Tudo doi. No peito, na alma, no fio de cabelo. Até minha alegria traz consigo um tantinho assim de preocupação. Em meus raros momentos de descontração, não descanso. Miro involuntariamente o que deveria estar fazendo e, ali, estaciono.
Sabe, eu só queria a paz do instante do estar. Quero, para ser bem exata. Não sei como encontrá-la.
Não sei, mas tenho como meta achar essa danada, mesmo que ela esteja no mais recôndito de mim. Vou mergulhar sem medo em minhas vísceras, no meu passado, na história dos meus ancestrais e encontrar o que me falta. Eu sei, é lá que está a razão da minha existência. E, é na minha existência que está meu propósito, a razão pela qual fui posta aqui, sobre a terra, enquanto ser caminhante.
Tenho 37 anos de sonho, sangue e América do Sul, como disse Belchior. Sonhei e sangrei sobre esse solo continental, de mil cores e mil tipos de gentes. Estou cansada do livro de ponto sem um porquê. Estou assinando, geralmente em hora indevida. Qual o propósito do contra-cheque? Para quê fui criada, ó, Deus dos perdidos?
Em alguns dias, quando a insônia não bate e nem a maternidade me surra, acordo cheia de alegrias e vontades, olho fixamente para o céu e tenho fé. Sinto os raios solares adentrarem à minha pele, agradeço à vida por ter tido o privilégio da encarnação.
Sou uma mulher comum, ser humano mais que normal, não quero ter problemas excepcionais. Os mais bestas, aceito de bom grado e com sorriso no rosto. Não precisava eu, justamente eu, sentir as dores de todas as mais de 11 milhões de mães-solo do Brasil no couro.
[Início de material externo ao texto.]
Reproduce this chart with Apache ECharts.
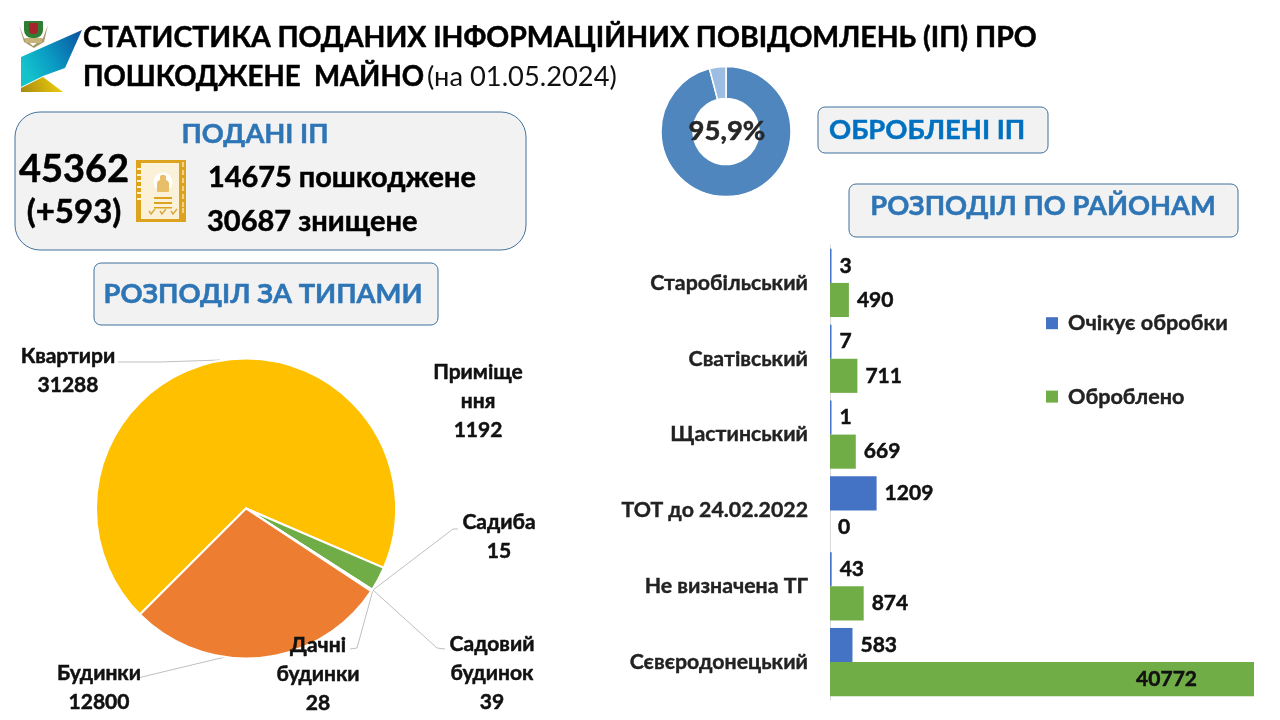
<!DOCTYPE html>
<html><head><meta charset="utf-8">
<style>html,body{margin:0;padding:0;background:#fff}#c{width:1280px;height:720px}</style>
<script src="https://cdn.jsdelivr.net/npm/echarts@6/dist/echarts.min.js"></script></head>
<body><div id="c"></div><script>
const districts=['Старобільський','Сватівський','Щастинський','ТОТ до 24.02.2022','Не визначена ТГ','Сєвєродонецький'];
const pending=[3,7,1,1209,43,583];
const processed=[490,711,669,0,874,40772];
const typeNames=['Квартири','Приміщення','Садиба','Садовий будинок','Дачні будинки','Будинки'];
const typeLabels=['Квартири','Приміще\nння','Садиба','Садовий\nбудинок','Дачні\nбудинки','Будинки'];
const typeValues=[31288,1192,15,39,28,12800];
const typeColors=['#FFC000','#70AD47','#A5A5A5','#5B9BD5','#4472C4','#ED7D31'];
const donutValues=[95.9,4.1];
const F='Lato, "Noto Sans", sans-serif';
const labelPos=[[68,371],[478,401],[499,537],[492,673],[318,674],[99,688]];
const labelLines=[[[118,362],[160,362],[220,360]],null,[[458,529],[453,529],[373,590]],[[445,649],[437,648],[373,590]],[[350,649],[357,648],[373,590]],[[138,678],[150,675],[225,657]]];
const heavy={textBorderColor:'#111',textBorderWidth:0.5};
function txt(x,y,s,size,color,weight,align){const c=color||'#000';return {type:'text',z:10,style:{x,y,text:s,font:(weight||'bold')+' '+size+'px '+F,fill:c,stroke:weight==='normal'?null:c,lineWidth:weight==='normal'?0:0.5,textAlign:align||'left',textVerticalAlign:'middle'}};}
function box(x,y,w,h,r){return {type:'rect',z:1,shape:{x,y,width:w,height:h,r},style:{fill:'#F2F2F2',stroke:'#41719C',lineWidth:1}};}
function r(x,y,w,h,fill,z){return {type:'rect',z:z||6,shape:{x,y,width:w,height:h},style:{fill}};}
const spiral=[168,174,180,186,192,198].map(y=>r(137,y,8,2,'#FBF1D8',8));
const ticks=[162,170,178,186,194,202,208].map(y=>r(182,y,2,5,'#F3D48C',8));
const checks=[149,160,171].map(x=>({type:'polyline',z:8,shape:{points:[[x,211],[x+2,214],[x+6,209]]},style:{stroke:'#D9A93C',lineWidth:1.5,fill:null}}));
const chart=echarts.init(document.getElementById('c'),null,{renderer:'canvas'});
chart.setOption({animation:false,
 legend:{orient:'vertical',left:1041,top:307,itemGap:51,itemWidth:12,itemHeight:12,icon:'rect',data:['Очікує обробки','Оброблено'],textStyle:{fontFamily:F,fontWeight:'bold',fontSize:21.6,color:'#222',padding:[0,0,0,5],textBorderColor:'#222',textBorderWidth:0.4}},
 grid:{left:830,top:245,width:424,height:455},
 xAxis:{type:'value',min:0,max:11000,show:false},
 yAxis:{type:'category',inverse:true,data:districts,axisLine:{lineStyle:{color:'#D9D9D9'}},axisTick:{length:8,lineStyle:{color:'#D9D9D9'}},axisLabel:{margin:22,fontFamily:F,fontWeight:'bold',fontSize:21.3,color:'#222',textBorderColor:'#222',textBorderWidth:0.4}},
 series:[
 {type:'bar',name:'Очікує обробки',data:pending,barGap:0,barCategoryGap:'10%',barMinHeight:1.5,itemStyle:{color:'#4472C4'},label:{show:true,position:'right',distance:8,fontFamily:F,fontWeight:'bold',fontSize:21,color:'#111',...heavy}},
 {type:'bar',name:'Оброблено',data:processed.map(v=>v>11000?{value:v,label:{position:'insideRight',distance:57}}:v),itemStyle:{color:'#70AD47'},label:{show:true,position:'right',distance:8,fontFamily:F,fontWeight:'bold',fontSize:21,color:'#111',...heavy}},
 {type:'pie',center:[246,508.5],radius:[0,150],startAngle:-135,clockwise:true,silent:true,
  data:typeNames.map((n,i)=>({name:n,value:typeValues[i],itemStyle:{color:typeColors[i]},labelLine:{show:!!labelLines[i]}})),
  itemStyle:{borderColor:'#fff',borderWidth:2},
  label:{show:true,formatter:p=>typeLabels[p.dataIndex]+'\n'+p.value,fontFamily:F,fontWeight:'bold',fontSize:21,lineHeight:29,color:'#111',align:'center',...heavy},
  labelLine:{show:true,lineStyle:{color:'#BFBFBF',width:1}},
  labelLayout:p=>{const i=p.dataIndex,[x,y]=labelPos[i];return {x,y,align:'center',verticalAlign:'middle',hideOverlap:false,labelLinePoints:labelLines[i]||undefined};}},
 {type:'pie',center:[726,131.5],radius:[33,65],startAngle:90,silent:true,label:{show:false},labelLine:{show:false},
  data:donutValues.map((v,i)=>({value:v,itemStyle:{color:i?'#9DBDE3':'#4F86BD'}})),itemStyle:{borderColor:'#fff',borderWidth:1.5}}
 ],
 graphic:[
  box(15,112,511,138,25),box(94,263,344,62,7),box(818,107,230,46,7),box(849,184,389,53,7),
  txt(83,38,'СТАТИСТИКА ПОДАНИХ ІНФОРМАЦІЙНИХ ПОВІДОМЛЕНЬ (ІП) ПРО',28.4,'#000'),
  txt(83,77,'ПОШКОДЖЕНЕ  МАЙНО',27.6,'#000'),
  txt(427,77,'(на 01.05.2024)',27.3,'#111','normal'),
  txt(255,134,'ПОДАНІ ІП',27.3,'#2E75B6','bold','center'),
  txt(74,170,'45362',38,'#000','bold','center'),
  txt(74,212,'(+593)',33,'#000','bold','center'),
  txt(208,178,'14675 пошкоджене',28.9,'#000'),
  txt(207,222,'30687 знищене',29,'#000'),
  txt(263,294,'РОЗПОДІЛ ЗА ТИПАМИ',27.4,'#2E75B6','bold','center'),
  txt(829,130,'ОБРОБЛЕНІ ІП',27.4,'#0070C0'),
  txt(1043,206,'РОЗПОДІЛ ПО РАЙОНАМ',27.3,'#2E75B6','bold','center'),
  txt(727,131,'95,9%',27.5,'#262626','bold','center'),
  {type:'polygon',z:5,shape:{points:[[82,30],[21,57],[21,87],[43,76],[65,68]]},style:{fill:new echarts.graphic.LinearGradient(1,0,0,0.6,[{offset:0,color:'#0B4F9E'},{offset:.6,color:'#0A9CC4'},{offset:1,color:'#14C4CC'}])}},
  {type:'polygon',z:5,shape:{points:[[21,92],[21,88],[43,77],[63,92]]},style:{fill:new echarts.graphic.LinearGradient(0,1,1,0,[{offset:0,color:'#A88A10'},{offset:1,color:'#F2D20C'}])}},
  {type:'polygon',z:5,shape:{points:[[19,25],[24,38],[33,46],[43,38],[48,25],[44,42],[34,48],[24,42]]},style:{fill:'#A89A6A'}},
  {type:'rect',z:6,shape:{x:24,y:21,width:19,height:17,r:[1,1,8,8]},style:{fill:'#2E7D32'}},
  {type:'rect',z:7,shape:{x:29,y:23,width:9,height:11,r:[0,0,4,4]},style:{fill:'#A8232A'}},
  {type:'rect',z:7,shape:{x:25,y:38,width:17,height:5},style:{fill:'#C7B37A'}},
  {type:'rect',z:5,shape:{x:136,y:160,width:50,height:62},style:{fill:'#DDA21E'}},
  {type:'rect',z:6,shape:{x:141,y:163,width:38,height:56},style:{fill:'#FBF1D8'}},
  {type:'circle',z:7,shape:{cx:163,cy:182,r:9.5},style:{fill:'#fff'}},
  {type:'rect',z:8,shape:{x:157,y:180,width:12,height:12,r:[4,4,1,1]},style:{fill:'#E9BE68'}},
  {type:'circle',z:8,shape:{cx:163,cy:178,r:3.2},style:{fill:'#E9BE68'}},
  r(154,197,18,2,'#DDA21E',8),r(154,202,18,2,'#DDA21E',8),r(154,207,18,1.5,'#DDA21E',8),
  ...spiral,...ticks,...checks
 ]
});
</script></body></html>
Mas, sem escolha, sinto. E muito. Sinto a solidão de cada uma delas. Sinto suas dificuldades financeiras. Sinto a ansiedade em dar (sem dar) conta de tudo que o mundo lhes entregou. Sinto seus amanheceres perambulantes. Sinto a falta de esperança. Sinto, sobretudo, seus corações que anseiam que o futuro chegue logo numa vida melhor, mais digna para si e seus rebentos.
Sinto e sinto. Qual o propósito de tanto sentir, se tudo que a gente necessita é de uma noite decente de sono?